Well worth the effort.
If you have any questions, either post them here, or PM me.
Rick
What’s your cold smoking set-up? I haven’t cold smoked since I had access to a big ol’ shed where you’d just light a small fire in the middle of it and let it go for up to a few days. I’ve been wanting to set something up, but I haven’t decided on how to do it. I guess the easiest way would be to have a smoke box and run some ductwork or similar to the cooking area?
I second the ends and pieces. They don’t look very pretty but they taste every bit as good as the regular stuff at a fraction of the price.

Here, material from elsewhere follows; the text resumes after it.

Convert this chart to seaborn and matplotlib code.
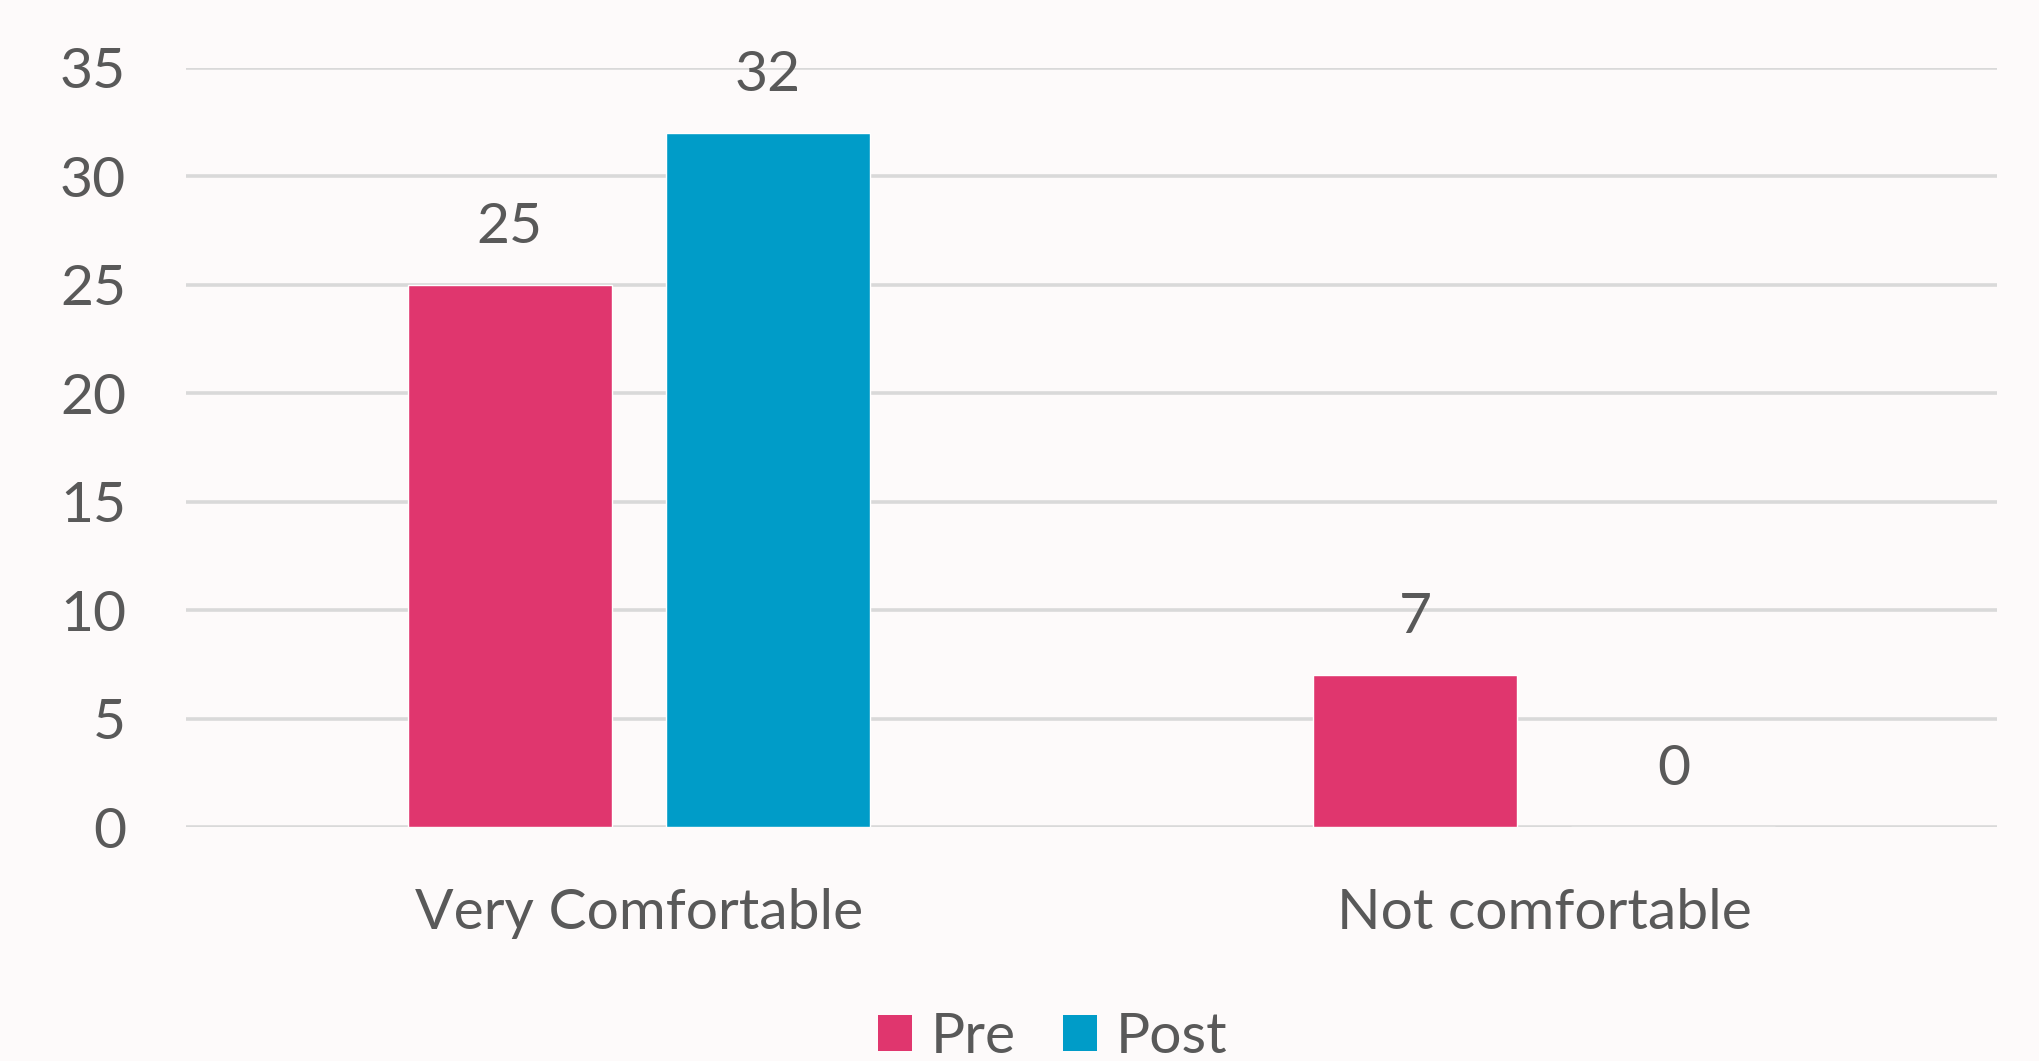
import pandas as pd
import numpy as np
import seaborn as sns
import matplotlib.pyplot as plt
from matplotlib.patches import Patch

categories = ["Very Comfortable", "Not comfortable"]
groups = ["Pre", "Post"]
pre_values = [25, 7]
post_values = [32, 0]

colors = {"Pre": "#E0366E", "Post": "#009CC8"}
text_col = "#595959"
bg = "#FDFAFA"

df = pd.DataFrame({
    "category": categories * 2,
    "group": ["Pre"] * len(categories) + ["Post"] * len(categories),
    "value": pre_values + post_values,
})

sns.set_theme(style="white")
plt.rcParams["font.family"] = ["Lato", "DejaVu Sans"]

fig = plt.figure(figsize=(20.4, 10.61), dpi=100, facecolor=bg)
ax = fig.add_axes([0.0912, 0.2205, 0.8878, 0.7155])
ax.set_facecolor(bg)

sns.barplot(data=df, x="category", y="value", hue="group", hue_order=groups,
            palette=colors, width=0.57, gap=0.21, saturation=1,
            legend=False, ax=ax)

for c in ax.containers:
    ax.bar_label(c, fmt="%d", padding=23, fontsize=41, color=text_col)

ax.set_ylim(0, 35)
ax.set_xlim(-0.5, 1.5)
ax.set_yticks(np.arange(0, 36, 5))
ax.yaxis.grid(True, color="#D9D9D9", lw=2.6)
ax.set_axisbelow(True)
for s in ax.spines.values():
    s.set_visible(False)
ax.tick_params(axis="both", length=0, labelsize=41, labelcolor=text_col)
ax.tick_params(axis="y", pad=43)
ax.tick_params(axis="x", pad=44)
ax.set_xlabel("")
ax.set_ylabel("")

handles = [Patch(facecolor=colors[g], edgecolor="none", label=g) for g in groups]
fig.legend(handles=handles, loc="center", bbox_to_anchor=(0.516, 0.022), ncol=2,
           frameon=False, fontsize=41, labelcolor=text_col,
           handlelength=0.6, handleheight=0.6, handletextpad=0.32,
           columnspacing=0.84, borderpad=0)

fig.savefig("out.png", dpi=100, facecolor=bg)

My first cold smoking rig was an old (broken/free) freezer that I added a vent to and some thermometers. It was the best smoking setup I’ve ever used. At the time, I used to get my supplies from Allied-Kenko, a butcher supply store geared to the home butcher. Why do I bring this up? Allied-Kenko was the only source of hickory ***sawdust ***that I was able to find. Sawdust is far different than hickory chunks or chips.
Simplicity itself. I have an A-maze-n pellet smoke generator. http://www.amazenproducts.com/mobile/default.aspx#P37360
I fill it with pellets put it in my Weber kettle where the charcoal should go and place the bacon above. Burns for about 10 hours unattended.
Start it about 10 hours before I plan to get up in the AM. When I get up it is smoked.
I highly recommend this as well. I’m down to my last pound of this recipe, and will need to visit the butcher again soon to order another belly. My last one started as a 14# slab, and after skin removal, curing and smoking, ended up as a 11# slab of amazing bacon.
The hardest part is keeping that much pork cool enough while curing. I made mine in the winter, so inside was too warm, outside too cold. I went through a lot of ice packs in my cooler.
Damn you Rick! I have very little spare time already, now I have to make some bacon.
Sorry…
(Not really)
Sweet. I’ll have to look into get myself one of those. Been meaning to cold smoke some sausage and that seems like the easiest way to do it. Thanks!